Whatever you may think of these proposals for the Lords, the Lib Dems burn with an entirely understandable resentment that they have repeatedly done their duty by the coalition by swallowing a lot of things they don't like, but a blocking minority of Conservative MPs simply will not reciprocate when it comes to something that Lib Dems care about. From my conversations with very senior Lib Dems I have absolutely no doubt of this: if Lords reform does not progress in September, the Lib Dems will respond by killing the redrawing of constituency boundaries which are estimated to be worth an extra dozen to 20 seats to the Tories at the next general election. Moreover, they will veto the boundary changes as an explicit act of payback for Tory sabotage of Lords reform. It won't be a case of Nick Clegg quietly licensing his backbenchers and peers to work with Labour to vote down the boundary changes. All Lib Dems, ministers included, will vote against.

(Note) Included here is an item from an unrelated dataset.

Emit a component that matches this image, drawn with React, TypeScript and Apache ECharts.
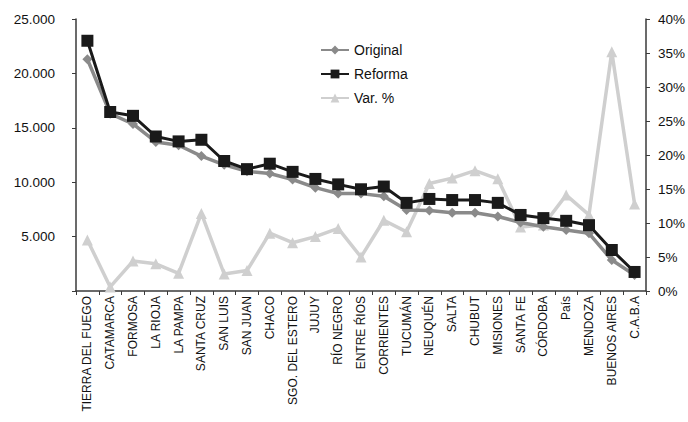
import React, { useEffect, useRef } from "react";
import * as echarts from "echarts";

const categories = [
  "TIERRA DEL FUEGO", "CATAMARCA", "FORMOSA", "LA RIOJA", "LA PAMPA", "SANTA CRUZ",
  "SAN LUIS", "SAN JUAN", "CHACO", "SGO. DEL ESTERO", "JUJUY", "RÍO NEGRO",
  "ENTRE ŔIOS", "CORRIENTES", "TUCUMÁN", "NEUQUÉN", "SALTA", "CHUBUT", "MISIONES",
  "SANTA FE", "CÓRDOBA", "País", "MENDOZA", "BUENOS AIRES", "C.A.B.A",
];

const original = [
  21300, 16300, 15350, 13700, 13400, 12400, 11600, 11000, 10800, 10250, 9500, 8950,
  8950, 8700, 7450, 7400, 7200, 7200, 6850, 6300, 5900, 5600, 5300, 2850, 1470,
];

const reforma = [
  23000, 16450, 16100, 14200, 13750, 13900, 11950, 11200, 11700, 10950, 10300, 9800,
  9350, 9600, 8100, 8460, 8360, 8360, 8100, 6990, 6700, 6450, 6050, 3770, 1750,
];

const varPct = [
  7.5, 0.6, 4.4, 4.0, 2.6, 11.4, 2.5, 3.0, 8.5, 7.1, 8.0, 9.2, 5.0, 10.4, 8.7, 15.8,
  16.6, 17.7, 16.5, 9.4, 9.7, 14.1, 11.2, 35.2, 12.8,
];

const leftTicks = { min: 0, max: 25000, interval: 5000 };
const rightTicks = { min: 0, max: 40, interval: 5 };

export default function App() {
  const ref = useRef<HTMLDivElement>(null);
  useEffect(() => {
    if (!ref.current) return;
    const chart = echarts.init(ref.current, undefined, { renderer: "svg" });
    const font = "Liberation Sans, Arial, sans-serif";
    const axisLineColor = "#3a3a3a";
    chart.setOption({
      animation: false,
      backgroundColor: "#ffffff",
      textStyle: { fontFamily: font },
      grid: { left: 76, right: 38, top: 19, bottom: 131 },
      legend: {
        orient: "vertical",
        left: 315,
        top: 38,
        itemWidth: 28,
        itemHeight: 11,
        itemGap: 10,
        textStyle: { fontSize: 14, color: "#111", fontFamily: font },
        data: ["Original", "Reforma", "Var. %"],
      },
      xAxis: {
        type: "category",
        data: categories,
        boundaryGap: true,
        axisLine: { lineStyle: { color: axisLineColor, width: 1.5 } },
        axisTick: { show: true, length: 4, lineStyle: { color: axisLineColor } },
        axisLabel: {
          interval: 0,
          rotate: 90,
          fontSize: 12,
          color: "#111",
          margin: 5,
          fontFamily: font,
        },
        splitLine: { show: false },
      },
      yAxis: [
        {
          type: "value",
          min: leftTicks.min,
          max: leftTicks.max,
          interval: leftTicks.interval,
          axisLine: { show: true, lineStyle: { color: axisLineColor, width: 1.5 } },
          axisTick: { show: true, length: 4, lineStyle: { color: axisLineColor } },
          splitLine: { show: false },
          axisLabel: {
            fontSize: 13.5,
            color: "#111",
            margin: 21,
            fontFamily: font,
            formatter: (v: number) =>
              v === 0 ? "" : v.toString().replace(/\B(?=(\d{3})+(?!\d))/g, "."),
          },
        },
        {
          type: "value",
          min: rightTicks.min,
          max: rightTicks.max,
          interval: rightTicks.interval,
          position: "right",
          axisLine: { show: true, lineStyle: { color: axisLineColor, width: 1.5 } },
          axisTick: { show: true, length: 4, lineStyle: { color: axisLineColor } },
          splitLine: { show: false },
          axisLabel: {
            fontSize: 13.5,
            color: "#111",
            margin: 12,
            fontFamily: font,
            formatter: "{value}%",
          },
        },
      ],
      series: [
        {
          name: "Var. %",
          type: "line",
          yAxisIndex: 1,
          data: varPct,
          symbol: "triangle",
          symbolSize: 11,
          z: 1,
          lineStyle: { color: "#cfcfcf", width: 3.5 },
          itemStyle: { color: "#cfcfcf" },
        },
        {
          name: "Original",
          type: "line",
          yAxisIndex: 0,
          data: original,
          symbol: "diamond",
          symbolSize: 10,
          z: 2,
          lineStyle: { color: "#8a8a8a", width: 3.5 },
          itemStyle: { color: "#8a8a8a" },
        },
        {
          name: "Reforma",
          type: "line",
          yAxisIndex: 0,
          data: reforma,
          symbol: "rect",
          symbolSize: 12,
          z: 3,
          lineStyle: { color: "#1a1a1a", width: 3 },
          itemStyle: { color: "#1a1a1a" },
        },
      ],
    });
    return () => chart.dispose();
  }, []);
  return (
    <div
      ref={ref}
      style={{ position: "fixed", left: 0, top: 0, width: 688, height: 422, background: "#fff" }}
    />
  );
}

The Conservatives attach enormous importance to the small haul of extra seats they expect to gain from these boundary changes - a sign of their lack of confidence that they can win the next election. If the Lib Dems vote down the boundary changes, some Conservatives predict that the anger among Tories will be so intense that it will be the death knell of this government. So it is possible that the coalition will collapse in poisonous acrimony and Ed Miliband will be prime minister by Christmas.
He concedes that this is actually unlikely, but right now the Tory party is on the point of a many sided war, with right versus left simply being the most obvious of fault lines. Quite frankly I could consider another diary simply trying to guess which factions will emerge and be hopelessly wide of the mark as unimagined "points of principle" emerge as fault lines to create another micro-faction.
What is likely is that there will be a reshuffle in September, but to what purpose remains unknowable so it is likely to be presented as a routine shuffling of the pack but one can expect that loyalists will rise and the disgruntled will sink. But whether the Coalition can create a new grand plan that will sustain them through to 2015 is doubtful, which means that it will be difficult for Cameron to find reasons to keep his fractious backbenchers in line, which means they will be at each others throats for some time to come.